I’d like to add a title to the Remedial Feminist Reading List, as well as to the OK, So I’ve Blamed The Patriarchy; What The Fuck Am I Supposed To Do Now? list, and to the Books You Must Do Everything In Your Power To Make Sure Your Teenage Daughter Reads Before Leaving For College And Preferably Several Years Before That list.
“Christ,” you’re probably thinking, preparing to be simultaneously angry, depressed, and frustrated, “she’s gonna start in on Dworkin’s Intercourse again.”
Nope, not this time, Paco. Today I allude to Amanda Marcotte’s hilarious and instructive It’s A Jungle Out There: The Feminist Survival Guide to Politically Inhospitable Environments. It just came out the other day, or last month or something, so I like to flatter myself that I am among the first of the spinster aunts to put it on even one reading list, much less three.
Jungle isn’t dry radical feminist theory, which is what you always get here; it’s practical advice for living the simple feminist life in Boo-Ya Nation 2008, which you never get here.
Such as how to “run off” various species of assholes (MRAs, guys who see you as a “challenge,” Nice Guy Tee-Ems, etc) from your midst. Amanda’s big on running people off, and has figured out how to maximize results with minimum effort. For example, she observes that you can run off both Playboy fanboys AND Libertarians merely by telling them that you are a feminist. This, she says, is “kryptonite.”
She also suggests you can “fake your own death.”
Other topics: what to do when confronted with The Clenis; prank calls you can make to compulsory pregnancy “crisis centers; whether to out a given homophobe fuckwad politician; how to foil Girls Gone Wild. She even addresses the hot-button feminist footwear issue.
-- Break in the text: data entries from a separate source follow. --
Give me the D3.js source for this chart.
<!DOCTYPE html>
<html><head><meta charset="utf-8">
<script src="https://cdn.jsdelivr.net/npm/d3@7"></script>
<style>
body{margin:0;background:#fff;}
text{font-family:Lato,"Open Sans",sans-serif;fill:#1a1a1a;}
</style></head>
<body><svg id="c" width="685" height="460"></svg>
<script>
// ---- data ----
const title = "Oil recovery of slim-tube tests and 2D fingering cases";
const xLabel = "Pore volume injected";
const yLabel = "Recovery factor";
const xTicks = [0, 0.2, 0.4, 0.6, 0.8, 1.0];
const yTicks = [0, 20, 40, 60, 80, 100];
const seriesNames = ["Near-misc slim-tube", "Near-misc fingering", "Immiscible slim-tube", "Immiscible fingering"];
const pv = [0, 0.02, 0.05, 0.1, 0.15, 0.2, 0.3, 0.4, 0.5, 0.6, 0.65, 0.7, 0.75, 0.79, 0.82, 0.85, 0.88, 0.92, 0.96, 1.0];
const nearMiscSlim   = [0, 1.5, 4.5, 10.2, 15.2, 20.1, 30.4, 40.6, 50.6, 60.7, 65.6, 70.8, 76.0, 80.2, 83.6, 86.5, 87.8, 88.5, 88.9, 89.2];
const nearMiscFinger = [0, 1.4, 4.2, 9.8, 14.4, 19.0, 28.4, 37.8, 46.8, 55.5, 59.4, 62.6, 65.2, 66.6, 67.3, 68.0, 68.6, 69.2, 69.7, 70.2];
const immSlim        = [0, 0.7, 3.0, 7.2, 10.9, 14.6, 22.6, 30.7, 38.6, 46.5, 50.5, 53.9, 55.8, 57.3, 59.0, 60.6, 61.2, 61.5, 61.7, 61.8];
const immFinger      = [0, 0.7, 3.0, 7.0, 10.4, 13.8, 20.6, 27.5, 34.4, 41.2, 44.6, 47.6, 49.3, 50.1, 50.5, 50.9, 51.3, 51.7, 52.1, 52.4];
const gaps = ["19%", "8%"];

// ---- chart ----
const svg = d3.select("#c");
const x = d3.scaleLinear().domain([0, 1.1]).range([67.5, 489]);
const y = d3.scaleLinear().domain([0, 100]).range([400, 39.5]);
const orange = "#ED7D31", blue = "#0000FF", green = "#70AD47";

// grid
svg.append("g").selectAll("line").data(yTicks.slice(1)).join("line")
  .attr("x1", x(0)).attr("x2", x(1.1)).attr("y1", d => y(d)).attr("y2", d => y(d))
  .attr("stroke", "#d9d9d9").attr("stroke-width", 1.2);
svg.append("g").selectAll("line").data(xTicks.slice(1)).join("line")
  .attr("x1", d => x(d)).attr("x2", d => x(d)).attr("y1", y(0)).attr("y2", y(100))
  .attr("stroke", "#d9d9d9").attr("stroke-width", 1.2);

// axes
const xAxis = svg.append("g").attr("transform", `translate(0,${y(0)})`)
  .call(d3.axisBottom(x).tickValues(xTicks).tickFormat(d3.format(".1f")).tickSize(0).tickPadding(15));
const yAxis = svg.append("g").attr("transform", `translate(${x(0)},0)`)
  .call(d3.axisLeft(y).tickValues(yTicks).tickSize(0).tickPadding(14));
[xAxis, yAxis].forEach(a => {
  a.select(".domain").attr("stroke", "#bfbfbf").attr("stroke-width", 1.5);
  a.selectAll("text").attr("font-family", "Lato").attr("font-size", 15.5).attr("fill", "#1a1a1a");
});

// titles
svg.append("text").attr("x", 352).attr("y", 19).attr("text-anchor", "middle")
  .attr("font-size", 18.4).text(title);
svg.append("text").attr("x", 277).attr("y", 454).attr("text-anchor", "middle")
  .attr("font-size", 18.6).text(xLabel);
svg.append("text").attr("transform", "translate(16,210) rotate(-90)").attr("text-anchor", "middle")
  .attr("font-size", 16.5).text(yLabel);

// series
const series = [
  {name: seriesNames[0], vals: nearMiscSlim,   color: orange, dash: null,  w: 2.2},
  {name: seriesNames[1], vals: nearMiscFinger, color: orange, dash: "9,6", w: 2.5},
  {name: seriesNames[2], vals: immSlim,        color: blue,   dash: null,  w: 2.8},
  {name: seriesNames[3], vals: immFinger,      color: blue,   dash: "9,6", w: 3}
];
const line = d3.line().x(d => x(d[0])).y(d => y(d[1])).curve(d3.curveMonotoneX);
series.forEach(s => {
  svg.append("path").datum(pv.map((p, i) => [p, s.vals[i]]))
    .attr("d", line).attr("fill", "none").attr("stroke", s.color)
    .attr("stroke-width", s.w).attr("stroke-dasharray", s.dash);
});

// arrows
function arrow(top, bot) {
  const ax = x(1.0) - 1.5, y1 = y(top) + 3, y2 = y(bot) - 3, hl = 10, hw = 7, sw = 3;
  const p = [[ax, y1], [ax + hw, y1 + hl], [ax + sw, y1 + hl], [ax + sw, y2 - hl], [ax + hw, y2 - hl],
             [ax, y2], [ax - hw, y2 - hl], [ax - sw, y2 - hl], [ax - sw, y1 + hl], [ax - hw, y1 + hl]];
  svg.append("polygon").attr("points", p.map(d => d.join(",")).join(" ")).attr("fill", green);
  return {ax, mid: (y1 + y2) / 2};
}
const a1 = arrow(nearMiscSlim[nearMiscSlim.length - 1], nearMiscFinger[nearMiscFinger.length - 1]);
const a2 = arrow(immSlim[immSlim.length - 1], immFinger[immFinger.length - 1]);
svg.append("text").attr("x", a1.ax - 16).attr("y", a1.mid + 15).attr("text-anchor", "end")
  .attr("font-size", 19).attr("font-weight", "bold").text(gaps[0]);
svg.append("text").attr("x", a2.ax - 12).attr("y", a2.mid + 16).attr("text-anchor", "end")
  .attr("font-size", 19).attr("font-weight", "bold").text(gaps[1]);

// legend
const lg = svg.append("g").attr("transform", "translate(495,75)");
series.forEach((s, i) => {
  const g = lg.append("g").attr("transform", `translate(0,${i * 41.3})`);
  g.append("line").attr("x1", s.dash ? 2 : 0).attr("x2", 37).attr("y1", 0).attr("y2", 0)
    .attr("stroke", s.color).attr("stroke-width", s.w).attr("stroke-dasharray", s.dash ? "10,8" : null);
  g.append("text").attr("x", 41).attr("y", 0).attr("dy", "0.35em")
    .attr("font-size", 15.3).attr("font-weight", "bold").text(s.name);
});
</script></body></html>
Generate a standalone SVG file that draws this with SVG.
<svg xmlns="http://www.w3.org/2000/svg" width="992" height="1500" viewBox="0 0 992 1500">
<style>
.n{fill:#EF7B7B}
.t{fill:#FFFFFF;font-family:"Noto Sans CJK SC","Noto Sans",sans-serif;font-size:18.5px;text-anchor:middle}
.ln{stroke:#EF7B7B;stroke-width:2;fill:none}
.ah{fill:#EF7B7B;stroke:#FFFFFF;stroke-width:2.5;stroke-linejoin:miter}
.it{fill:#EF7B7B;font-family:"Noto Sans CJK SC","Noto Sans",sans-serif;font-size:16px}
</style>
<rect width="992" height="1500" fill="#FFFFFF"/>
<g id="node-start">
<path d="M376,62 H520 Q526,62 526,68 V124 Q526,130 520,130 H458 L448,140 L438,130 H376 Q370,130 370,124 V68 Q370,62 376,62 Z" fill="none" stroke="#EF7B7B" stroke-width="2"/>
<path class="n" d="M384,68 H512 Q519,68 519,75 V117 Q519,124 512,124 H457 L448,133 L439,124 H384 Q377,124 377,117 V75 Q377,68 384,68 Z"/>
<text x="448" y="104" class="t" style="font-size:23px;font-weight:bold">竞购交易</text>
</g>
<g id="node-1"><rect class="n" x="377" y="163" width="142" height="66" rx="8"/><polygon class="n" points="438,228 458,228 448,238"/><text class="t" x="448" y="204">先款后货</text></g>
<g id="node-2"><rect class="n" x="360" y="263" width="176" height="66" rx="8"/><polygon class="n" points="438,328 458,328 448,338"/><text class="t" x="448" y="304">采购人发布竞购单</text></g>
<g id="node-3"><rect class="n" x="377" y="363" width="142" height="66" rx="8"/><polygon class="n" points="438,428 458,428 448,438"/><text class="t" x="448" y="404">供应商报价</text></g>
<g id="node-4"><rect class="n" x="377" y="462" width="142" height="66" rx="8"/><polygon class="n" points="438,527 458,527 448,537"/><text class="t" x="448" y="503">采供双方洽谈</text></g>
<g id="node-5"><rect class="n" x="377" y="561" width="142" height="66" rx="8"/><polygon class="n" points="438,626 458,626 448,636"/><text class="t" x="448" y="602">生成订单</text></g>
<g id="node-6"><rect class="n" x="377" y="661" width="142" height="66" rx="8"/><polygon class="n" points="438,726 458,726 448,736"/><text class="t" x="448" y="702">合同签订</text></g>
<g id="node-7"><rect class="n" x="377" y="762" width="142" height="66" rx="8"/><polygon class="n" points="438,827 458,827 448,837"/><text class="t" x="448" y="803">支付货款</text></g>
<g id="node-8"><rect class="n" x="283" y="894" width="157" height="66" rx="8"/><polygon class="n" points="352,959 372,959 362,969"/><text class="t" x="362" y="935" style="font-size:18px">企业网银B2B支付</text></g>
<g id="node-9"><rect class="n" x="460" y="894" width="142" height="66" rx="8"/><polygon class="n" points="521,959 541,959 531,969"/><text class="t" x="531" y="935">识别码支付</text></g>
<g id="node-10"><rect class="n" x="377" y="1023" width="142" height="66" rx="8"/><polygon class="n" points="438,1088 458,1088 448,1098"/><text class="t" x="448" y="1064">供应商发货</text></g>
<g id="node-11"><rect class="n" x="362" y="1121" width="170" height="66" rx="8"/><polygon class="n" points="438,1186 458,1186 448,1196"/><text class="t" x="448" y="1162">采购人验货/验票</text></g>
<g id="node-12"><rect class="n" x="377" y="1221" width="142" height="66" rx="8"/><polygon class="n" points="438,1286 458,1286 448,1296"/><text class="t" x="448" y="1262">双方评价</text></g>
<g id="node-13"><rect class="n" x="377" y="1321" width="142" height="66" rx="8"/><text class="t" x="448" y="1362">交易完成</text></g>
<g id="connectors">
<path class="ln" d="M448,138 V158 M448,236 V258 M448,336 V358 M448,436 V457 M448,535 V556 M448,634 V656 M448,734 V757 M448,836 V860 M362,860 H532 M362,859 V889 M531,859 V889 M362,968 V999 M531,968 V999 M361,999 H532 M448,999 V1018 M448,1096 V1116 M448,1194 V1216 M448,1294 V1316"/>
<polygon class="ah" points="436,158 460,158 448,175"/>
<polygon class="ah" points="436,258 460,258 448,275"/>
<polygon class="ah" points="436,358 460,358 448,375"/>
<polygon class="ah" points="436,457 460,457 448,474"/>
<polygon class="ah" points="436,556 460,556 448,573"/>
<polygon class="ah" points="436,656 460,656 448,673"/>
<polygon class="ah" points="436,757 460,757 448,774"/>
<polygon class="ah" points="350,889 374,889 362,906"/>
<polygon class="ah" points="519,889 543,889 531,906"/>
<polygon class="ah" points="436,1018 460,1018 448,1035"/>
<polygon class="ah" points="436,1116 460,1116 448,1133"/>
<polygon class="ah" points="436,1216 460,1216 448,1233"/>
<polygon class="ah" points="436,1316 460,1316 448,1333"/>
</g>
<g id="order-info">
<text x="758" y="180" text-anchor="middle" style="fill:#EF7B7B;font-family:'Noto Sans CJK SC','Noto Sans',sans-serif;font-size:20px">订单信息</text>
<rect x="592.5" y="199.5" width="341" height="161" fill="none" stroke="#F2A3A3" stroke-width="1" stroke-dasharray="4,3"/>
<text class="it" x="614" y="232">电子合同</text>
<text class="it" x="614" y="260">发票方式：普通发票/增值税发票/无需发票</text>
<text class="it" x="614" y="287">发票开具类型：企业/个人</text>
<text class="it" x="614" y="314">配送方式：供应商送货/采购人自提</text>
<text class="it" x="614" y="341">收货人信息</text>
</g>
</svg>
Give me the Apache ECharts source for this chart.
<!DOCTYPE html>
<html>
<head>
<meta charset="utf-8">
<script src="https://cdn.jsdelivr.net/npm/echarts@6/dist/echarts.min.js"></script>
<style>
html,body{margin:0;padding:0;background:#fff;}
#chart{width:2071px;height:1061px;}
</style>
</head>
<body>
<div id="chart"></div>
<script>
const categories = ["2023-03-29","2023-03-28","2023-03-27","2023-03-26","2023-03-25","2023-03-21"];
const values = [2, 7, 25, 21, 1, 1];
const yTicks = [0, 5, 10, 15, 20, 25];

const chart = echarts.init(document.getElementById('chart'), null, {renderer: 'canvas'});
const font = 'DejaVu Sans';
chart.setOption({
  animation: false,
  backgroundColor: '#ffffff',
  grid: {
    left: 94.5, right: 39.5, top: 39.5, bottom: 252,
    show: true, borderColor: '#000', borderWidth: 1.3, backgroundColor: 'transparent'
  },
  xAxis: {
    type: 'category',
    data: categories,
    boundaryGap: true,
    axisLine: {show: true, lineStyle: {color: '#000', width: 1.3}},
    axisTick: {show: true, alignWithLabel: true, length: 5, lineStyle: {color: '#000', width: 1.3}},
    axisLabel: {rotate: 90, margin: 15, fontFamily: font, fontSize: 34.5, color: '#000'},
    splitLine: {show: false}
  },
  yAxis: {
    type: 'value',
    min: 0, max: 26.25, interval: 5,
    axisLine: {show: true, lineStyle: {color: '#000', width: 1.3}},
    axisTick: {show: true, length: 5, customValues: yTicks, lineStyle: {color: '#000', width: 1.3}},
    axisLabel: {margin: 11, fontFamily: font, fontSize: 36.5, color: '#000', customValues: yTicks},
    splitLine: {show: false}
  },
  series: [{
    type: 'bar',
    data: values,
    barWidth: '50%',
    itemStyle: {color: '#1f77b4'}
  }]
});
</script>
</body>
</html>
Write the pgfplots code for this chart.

Also, because the book’s target audience is young enough to still care about it, and because those poor straight girls who want some kind of sex and/or romantic life are stuck choosing from a pool compromised by privilege and status, Amanda’s got heterosexual dating advice (with lesbo parentheticals where applicable). What if you find out you’re dating a guy who has internalized the Hollywood romantic comedy message, or a guy who “thinks that the female equivalent to being a sports fan is liking shoes,” or a Nice Guy TM?
Once a Nice Guy has slid into racist fetishizing, he is usually unsalvageable. The best thing you can do is wait until he brings home potential mail-order brides from Russia and slip them pamphlets explaining how to get a green card outside of marrying a Nice Guy.
I particularly enjoyed her skewering of the antifeminist feminists, such as the i-Feminists, the Concerned Feminist Pearl-Clutchers of America, the “equity” feminists, and Camille fucking Paglia, can I get an A-men. Camille fucking Paglia, the feminist even a liberal pornsick male can love.
Jungle is all jokes, but it isn’t all jokey. Contained therein is some primo patriarchy-blaming. She takes on PETA, Hollywood, abstinence-only “education,” the famous anti-Girl Scout backlash, and plenty more. No, it’s not a lesbian separatist revolutionary tract, but I pity the hardcore radfem who doesn’t get a bang out this book.
OK, so the cover has Lorna the Jungle Girl, a Marvel Comics dudefantasy character with a poised-for-funk-filled-bratwurst O-shaped mouth and a body that makes Barbie look like an unreconstructed mastectomy patient. This would not have been my pick. But I’m still putting a copy in the Twisty Bungalow Reading Room (i.e. the guest bath).
As an aside: in her book Amanda invokes the term “patriarchy-blaming.” Now that it’s appeared in print in a book labeled “POLITICS/HUMOR,” “patriarchy-blaming” is well on its way to mainstream acceptance. That’s right; it’s only a matter of time until “patriarchy-blamer” gets co-opted by antifeminist pussy cops to mean something like “bleached-blonde submissive in a chastity belt.”